The core formula is simple: Opening Balance + Billings - Recognized Revenue = Closing Balance. Manually juggling these numbers between your accounting software and SaaS dashboards can become a time-consuming risk as you grow. In practice, a common threshold to move from spreadsheet-based reconciliation to dedicated software is around $5M ARR. Until then, a well-maintained spreadsheet is perfectly sufficient to manage the process effectively.
Practical Takeaways for Implementing a Dual-View System
Navigating the difference between statutory and management revenue is a sign of a maturing SaaS business. It’s not about choosing one over the other but understanding their distinct roles and managing them in parallel.
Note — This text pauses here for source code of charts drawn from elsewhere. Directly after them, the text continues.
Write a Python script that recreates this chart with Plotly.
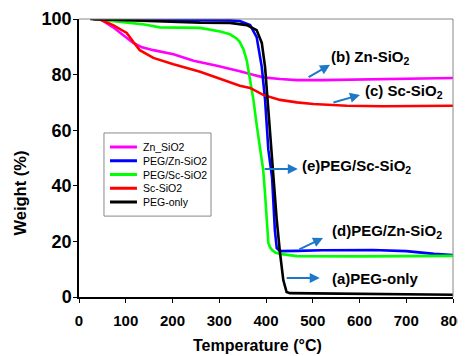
import plotly.graph_objects as go

# ---- data ----
zn_t = [30, 45, 73, 95, 116, 135, 159, 202, 245, 295, 323, 344, 370, 394, 430, 466, 520, 580, 629, 700, 760, 800]
zn_w = [100, 100, 97, 94, 91.4, 89.8, 88.8, 87.3, 85, 83.2, 82.2, 81.2, 80, 79, 78.4, 78, 78, 78.2, 78.2, 78.5, 78.7, 78.8]

pegzn_t = [30, 100, 200, 300, 323, 344, 366, 380, 391, 398, 405, 413, 419, 423, 430, 466, 520, 629, 700, 760, 800]
pegzn_w = [100, 99.9, 99.8, 99.7, 99.5, 99.3, 97.8, 93.5, 82.7, 71, 53, 43, 24, 17.6, 16.5, 16.6, 16.8, 16.9, 16.5, 15.5, 15.1]

pegsc_t = [30, 60, 100, 140, 173, 220, 259, 302, 323, 337, 344, 352, 359, 366, 373, 380, 387, 394, 398, 402, 405, 409, 413, 420, 430, 466, 520, 600, 700, 800]
pegsc_w = [100, 99.6, 98.8, 98, 97, 96.9, 96.8, 95.5, 94.5, 93, 91.7, 89, 85, 78, 71, 62, 53, 45.7, 37, 24, 19.4, 17.8, 16.9, 16, 15.5, 14.7, 14.6, 14.6, 14.7, 14.8]

sc_t = [30, 45, 73, 102, 116, 130, 159, 202, 259, 323, 344, 366, 394, 430, 466, 501, 573, 650, 720, 800]
sc_w = [100, 99.8, 97.8, 95, 91.8, 88.8, 86, 83.7, 81, 77.2, 76, 75.2, 72.7, 70.9, 70, 69.4, 68.8, 68.6, 68.7, 68.8]

peg_t = [24, 100, 188, 260, 323, 344, 359, 380, 391, 398, 405, 413, 415, 423, 430, 437, 444, 451, 500, 600, 700, 800]
peg_w = [100, 99.6, 99, 98.7, 98.6, 98.2, 97.8, 96, 91.4, 82.7, 67, 50, 45.7, 27.7, 15.8, 6.1, 1.8, 1.4, 1.3, 1.2, 1.0, 0.8]

series_names = ["Zn_SiO2", "PEG/Zn-SiO2", "PEG/Sc-SiO2", "Sc-SiO2", "PEG-only"]
x_ticks = [0, 100, 200, 300, 400, 500, 600, 700, 800]
y_ticks = [0, 20, 40, 60, 80, 100]

FONT = "Liberation Sans, Arial, sans-serif"
colors = ["#FF00FF", "#0000FF", "#00FF00", "#FF0000", "#000000"]
data = [(zn_t, zn_w), (pegzn_t, pegzn_w), (pegsc_t, pegsc_w), (sc_t, sc_w), (peg_t, peg_w)]

fig = go.Figure()
for name, (t, w), c in zip(series_names, data, colors):
    fig.add_trace(go.Scatter(x=t, y=w, mode="lines", name=name, showlegend=False,
                             line=dict(color=c, width=2.6)))

# ---- compact legend (drawn with shapes/annotations in paper space) ----
fig.add_shape(type="rect", xref="paper", yref="paper", x0=0.0668, x1=0.353, y0=0.291, y1=0.590,
              line=dict(color="#888", width=1), fillcolor="white", layer="above")
for i, (name, c) in enumerate(zip(series_names, colors)):
    yy = (297 - (147 + 13.75 * i)) / 278
    fig.add_shape(type="line", xref="paper", yref="paper", x0=0.0829, x1=0.155, y0=yy, y1=yy,
                  line=dict(color=c, width=3), layer="above")
    fig.add_annotation(x=0.166, y=yy, xref="paper", yref="paper", text=name, showarrow=False,
                       xanchor="left", yanchor="middle",
                       font=dict(family=FONT, size=10.5, color="#000"))

arrow_c = "#1E78C8"
arrows = [  # (head x, head y, tail x, tail y)
    (537, 83.5, 488, 78.8),
    (601, 72.7, 541, 69.8),
    (468, 46, 394, 46),
    (522, 21.2, 468, 16.9),
    (515, 6.8, 441, 6.8),
]
for hx, hy, tx, ty in arrows:
    fig.add_annotation(x=hx, y=hy, ax=tx, ay=ty, xref="x", yref="y", axref="x", ayref="y",
                       text="", showarrow=True, arrowhead=2, arrowsize=1, arrowwidth=2,
                       arrowcolor=arrow_c)

labels = [
    (535, 86, "(b) Zn-SiO<sub>2</sub>"),
    (607, 74, "(c) Sc-SiO<sub>2</sub>"),
    (473, 47, "(e)PEG/Sc-SiO<sub>2</sub>"),
    (537, 23.4, "(d)PEG/Zn-SiO<sub>2</sub>"),
    (537, 6.8, "(a)PEG-only"),
]
for x, y, txt in labels:
    fig.add_annotation(x=x, y=y, xref="x", yref="y", text="<b>" + txt + "</b>",
                       showarrow=False, xanchor="left", yanchor="middle",
                       font=dict(family=FONT, size=15, color="#000"))

fig.add_annotation(x=0.476, y=-0.176, xref="paper", yref="paper", text="<b>Temperature (°C)</b>",
                   showarrow=False, xanchor="center", yanchor="middle",
                   font=dict(family=FONT, size=16, color="#000"))
fig.add_annotation(x=-0.159, y=0.374, xref="paper", yref="paper", text="<b>Weight (%)</b>",
                   showarrow=False, xanchor="center", yanchor="middle", textangle=-90,
                   font=dict(family=FONT, size=16.5, color="#000"))

# top/right gray frame
fig.add_shape(type="line", xref="paper", yref="paper", x0=0, x1=1, y0=1, y1=1,
              line=dict(color="#888", width=1))
fig.add_shape(type="line", xref="paper", yref="paper", x0=1, x1=1, y0=0, y1=1,
              line=dict(color="#888", width=1))

fig.update_xaxes(range=[0, 800], tickvals=x_ticks, ticks="outside", ticklen=4,
                 tickcolor="#000", showline=True, linecolor="#000", linewidth=1.5,
                 showgrid=False, zeroline=False, ticklabelstandoff=5,
                 ticklabeloverflow="allow",
                 tickfont=dict(family=FONT, size=15, color="#000", weight="bold"))
fig.update_yaxes(range=[0, 100], tickvals=y_ticks, ticks="outside", ticklen=4,
                 tickcolor="#000", showline=True, linecolor="#000", linewidth=1.5,
                 showgrid=False, zeroline=False, ticklabelstandoff=-2,
                 tickfont=dict(family=FONT, size=18, color="#000", weight="bold"))

# page body has an 8px margin, so the figure is offset by 8px
fig.update_layout(
    width=458, height=348,
    margin=dict(l=71, r=13, t=11, b=59, autoexpand=False),
    plot_bgcolor="white", paper_bgcolor="white",
    showlegend=False,
)

fig.write_html("out.html")
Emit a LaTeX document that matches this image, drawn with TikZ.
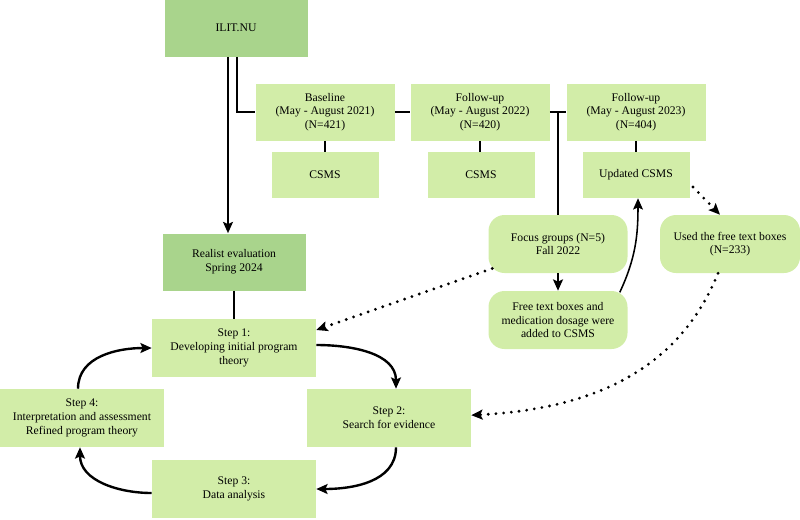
\documentclass[tikz,border=0pt]{standalone}
\usepackage{fontspec}
\setmainfont{Liberation Serif}
\usetikzlibrary{arrows.meta}
\definecolor{darkleaf}{HTML}{A9D48C}
\definecolor{lightleaf}{HTML}{D2EDA8}
\begin{document}
\begin{tikzpicture}[
  >={Stealth[length=8pt,width=7pt,inset=1.5pt]},
  box/.style={fill=lightleaf,align=center,inner sep=2pt,font=\fontsize{8.3}{9.7}\selectfont,
    minimum width=3.475cm,minimum height=1.425cm},
  headbox/.style={box,fill=darkleaf,minimum width=3.575cm},
  smallbox/.style={box,minimum width=2.675cm,minimum height=1.15cm},
  roundbox/.style={box,rounded corners=0.4cm,minimum height=1.45cm},
  stepbox/.style={box,minimum width=4.1cm,minimum height=1.45cm},
  link/.style={line width=1.7pt},
  dotlink/.style={line width=2.2pt,line cap=round,dash pattern=on 0pt off 5.5pt}
]
  \useasboundingbox (0,0) rectangle (20,-12.975);

  \node[headbox] (ilit) at (5.9,-0.7) {ILIT.NU};
  \node[box] (base) at (8.125,-2.8) {Baseline\\(May - August 2021)\\(N=421)};
  \node[box] (fuA) at (12.0,-2.8) {Follow-up\\(May - August 2022)\\(N=420)};
  \node[box] (fuB) at (15.9,-2.8) {Follow-up\\(May - August 2023)\\(N=404)};
  \node[smallbox] (csmsA) at (8.125,-4.375) {CSMS};
  \node[smallbox] (csmsB) at (12.025,-4.375) {CSMS};
  \node[smallbox] (csmsC) at (15.9,-4.375) {Updated CSMS};
  \node[headbox] (real) at (5.85,-6.55) {Realist evaluation\\Spring 2024};
  \node[roundbox] (focus) at (13.95,-6.1) {Focus groups (N=5)\\Fall 2022};
  \node[roundbox] (free) at (13.95,-8.0) {Free text boxes and\\medication dosage were\\added to CSMS};
  \node[roundbox,minimum width=3.5cm] (used) at (18.25,-6.1) {Used the free text boxes\\(N=233)};
  \node[stepbox] (step1) at (5.85,-8.7) {Step 1:\\Developing initial program\\theory};
  \node[stepbox] (step2) at (9.725,-10.45) {Step 2:\\Search for evidence};
  \node[stepbox] (step3) at (5.85,-12.225) {Step 3:\\Data analysis};
  \node[stepbox] (step4) at (2.05,-10.45) {Step 4:\\Interpretation and assessment\\Refined program theory};

  % data collection
  \draw[link,->] ([xshift=-0.2cm]ilit.south) -- ([xshift=-0.2cm]ilit.south |- real.north);
  \draw[link] ([xshift=0.025cm]ilit.south) |- (base.west);
  \draw[link] (base.east) -- (fuA.east -| fuA.west);
  \draw[link] (fuA.east) -- (fuB.west);
  \draw[link] (focus.north |- fuA.east) -- (focus.north);
  \draw[link] (base.south) -- (csmsA.north);
  \draw[link] (fuA.south) -- (fuA.south |- csmsB.north);
  \draw[link] (fuB.south) -- (csmsC.north);
  \draw[link] (real.south) -- (step1.north);
  \draw[link,->] (focus.south) -- (free.north);
  \draw[line width=1.1pt,->] ([shift={(-0.2,-0.04)}]free.north east) to[out=65,in=-90] ([xshift=0.05cm]csmsC.south);

  % feedback into the evaluation
  \draw[dotlink,->] ([shift={(0.08,-0.3)}]csmsC.east) -- ([xshift=-0.25cm]used.north);
  \draw[dotlink,->] ([shift={(0.1,0.12)}]focus.south west) -- ([yshift=0.45cm]step1.east);
  \draw[dotlink,->] ([xshift=-0.3cm]used.south) to[out=-112,in=3] ([yshift=0.07cm]step2.east);

  % realist cycle
  \draw[link,->] ([yshift=0.075cm]step1.east) to[out=0,in=90] ([xshift=0.175cm]step2.north);
  \draw[link,->] ([xshift=0.175cm]step2.south) to[out=-90,in=0] (step3.east);
  \draw[link,->] ([yshift=-0.1cm]step3.west) to[out=180,in=-90] ([xshift=-0.05cm]step4.south);
  \draw[link,->] ([xshift=-0.1cm]step4.north) to[out=90,in=180] (step1.west);
\end{tikzpicture}
\end{document}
First, continue using MRR and ARR as your internal compass for growth and operational decisions. They remain the best metrics for measuring go-to-market momentum and making strategic choices about sales, marketing, and product development.
Second, recognize that your statutory financials, prepared under ASC 606 or IFRS 15, are your official record for investors, lenders, and tax authorities. They reflect earned revenue, not just billed cash, and are essential for demonstrating profitability and financial stability.
Third, build a simple deferred revenue reconciliation in a spreadsheet early on. This bridge prevents surprises and ensures your board packs and due-diligence data rooms present a credible, consistent financial story. Other complex accounting topics like R&D capitalization and stock compensation reporting often appear in due diligence as well. By understanding both views of revenue, you gain a complete and accurate picture of your company's health and trajectory. Explore the hub for more on statutory-to-management reconciliation.
Frequently Asked Questions
Q: Why can't I just use my Stripe MRR for my official financial statements?
A: MRR is an operational metric designed to show momentum, not earned revenue according to accounting standards. Using MRR for official reporting would misrepresent your profitability and tax liability, as it doesn't account for deferred revenue or the timing of service delivery required by ASC 606 and IFRS 15.
Q: At what stage should my SaaS startup implement ASC 606 or IFRS 15?
A: You should start applying these principles as soon as you have external stakeholders like investors or lenders. It is much easier to build correct processes from the beginning than to restate your financials later. Proper implementation is essential for audits, fundraising, and potential acquisition.
Q: What is the difference between deferred revenue and cash in the bank?
A: Cash is the money you have received from customers and is recorded as an asset. Deferred revenue is a liability on your balance sheet that represents the cash received for services you have not yet delivered. As you deliver the service over time, you reduce the deferred revenue liability and recognize it as revenue on your P&L.
Q: Is Annual Recurring Revenue (ARR) a statutory accounting metric?
A: No, ARR (like MRR) is a management metric, not a GAAP or IFRS-compliant figure. It is a forward-looking indicator of your subscription revenue run-rate. Statutory revenue, in contrast, is a backward-looking measure of what was actually earned in a past period, and it is the only revenue figure that should appear on your official P&L statement.